Deep hydrotreating of different feedstocks over a highly active Al2O3-supported NiMoW sulfide catalyst

Abstract

The major challenge for deep hydrotreating of diesel fuels is the removal of refractory sulfur-containing compounds and reducing aromatics to meet the stringent environmental regulations. In the present study, the hydrodesulfurization (HDS), hydrodenitrogenation (HDN) and hydrodearomatization (HDA) reactions of various real feedstocks over alumina-supported NiMoW catalyst synthesized by impregnation solution-based combustion method have been examined in order to gain insight into the capability of this preparation method to produce deep hydrotreating catalysts. The results show that a single exothermic peak with an ignition temperature of 272°C decomposes the NiMo-urea redox solution deposited on tungsten oxide-modified alumina surface, a subsequent impregnation with NiMo-urea solution produces an increase of the decomposition period of the metal oxide precursor and urea. Furthermore, the addition of Ni and Mo to WOx-modified alumina facilities the NiO–Mo (or W) Ox interaction and promotes MeOx reducibility.

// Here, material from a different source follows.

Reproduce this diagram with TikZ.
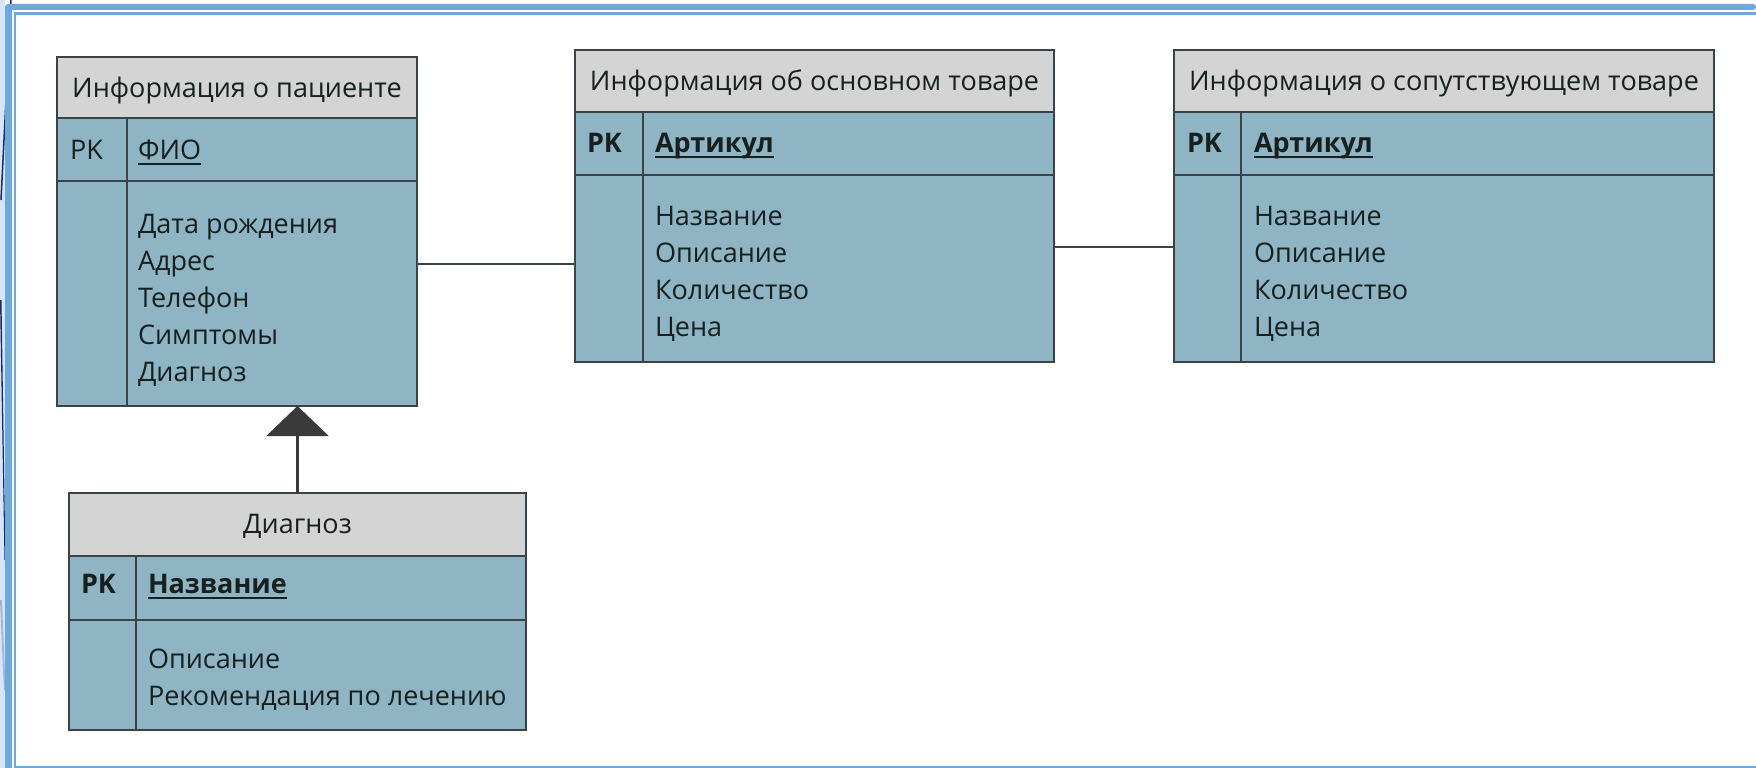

On the other hand, feed with lower density and higher end-boiling point (T95) shows lower HDS reactivity and hence more demanding operating conditions (i.e., high hydrogen pressure, high reaction temperature and low liquid contact time) are required to obtain diesel fuel with low aromatics, high cetane index and ultra low-S and -N concentrations. The strong inhibiting effect of N-containing compounds and weak effect of aromatics over the HDS reactivity of real feedstock is reflected on smaller HDS rate constant than HDN rate constant for γ-alumina-supported NiMo, NiMoW and even CoMo sulfide catalysts. The presence of tungsten in the NiMo catalyst selectively enhances the rates of the HDS reactions compared to the HDN reactions, particularly of refractory S compounds.